Quais são os riscos à saúde humana associados ao consumo ou contato com águas contaminadas por rejeitos de mineração?
O aumento das concentrações de elementos contaminantes no ambiente causa sérios riscos para a saúde humana. Portanto, levanta grandes preocupações sobre as consequências crônicas dos rejeitos na saúde humana, devido os potenciais impactos biogeoquímicos de solos, sedimentos e recursos hídricos, causando impactos duradouros nos ecossistemas.
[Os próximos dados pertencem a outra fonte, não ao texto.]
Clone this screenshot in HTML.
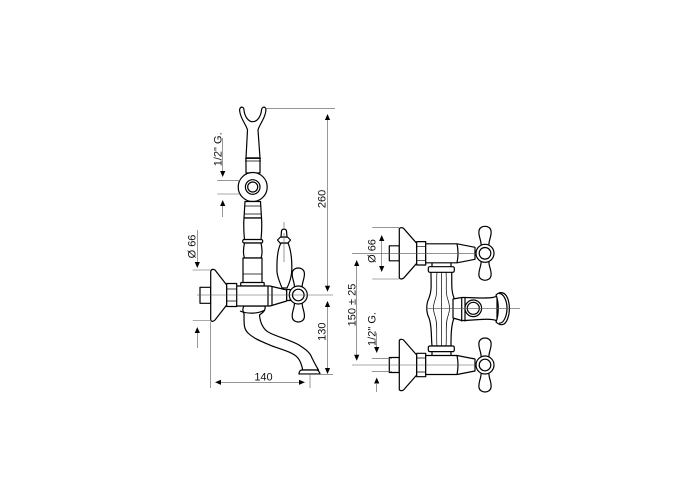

Nesse contexto, para os humanos grande parte dos elementos potencialmente tóxicos exibe toxicidade mesmo em baixas concentrações, e seu acúmulo de longo prazo no tecido corporal aumenta a suscetibilidade ao câncer, além de afetar o desenvolvimento cognitivo em crianças e aumentar o risco de doenças cardiovasculares em adultos.
Como você avalia a fiscalização e aplicação de multas para empresas que provocam desastres ambientais no Brasil?
A fiscalização e a aplicação de multas para empresas que provocam desastres ambientais no Brasil é um processo complexo, todavia essencial para a proteção dos recursos naturais e a devida responsabilização. Entretanto, os processos enfrentam grandes desafios em termos de recursos, complexidade e cumprimento das sanções. Nesse contexto, torna-se importante reforçar a necessidade do fortalecimento da educação e da capacidade da sociedade de se instruir, visando a maior participação das pessoas, para melhorar a eficiência do sistema operacional de fiscalização, prevenindo futuros desastres.
Quais tecnologias ou métodos estão disponíveis atualmente para a recuperação de rios contaminados por rejeitos?
Existem diversas tecnologias e métodos disponíveis para a recuperação de ambientes impactados. Nesse contexto, é importante ressaltar a fitorremediação e o uso de organismos bioacumuladores, pois são alternativas viáveis para controle da atividade de elementos potencialmente tóxicos. Além disso, é importante destacar o controle da atividade, porque enquanto houver fonte particulada (mineral), haverá liberação de elementos tóxicos, controlada pela dinâmica biogeoquímica dos ecossistemas afetados.

A Luta pela Preservação
Enquanto a recuperação dos rios Doce e Paraopeba ainda enfrenta desafios, exemplos como o mangue de Reritiba evidenciam que os efeitos das atividades mineradoras se espalham silenciosamente, afetando ecossistemas vitais e comunidades inteiras. Sem uma mudança de paradigma, o Brasil corre o risco de perder não apenas sua biodiversidade, mas também a conexão fundamental entre as pessoas e os recursos naturais que sustentam suas vidas.
A preservação dos nossos rios e manguezais é mais do que uma questão ambiental; é um compromisso com o futuro e a sustentabilidade. Resta saber se as lições aprendidas até agora serão suficientes para guiar decisões mais responsáveis. Mesmo sem desastres pontuais ou constantes, a atividade mineradora cria uma pressão contínua sobre os recursos hídricos e ecossistemas associados, como os mangues; Sem mudança nas práticas industriais e uma fiscalização mais rigorosa, esses ambientes continuarão sofrendo danos irreparáveis, e, enquanto o debate sobre a mineração no Brasil avançar a passos lentos, é essencial olhar além dos grandes desastres e reconhecer os impactos cotidianos dessa atividade nos ecossistemas e nas comunidades que dependem deles.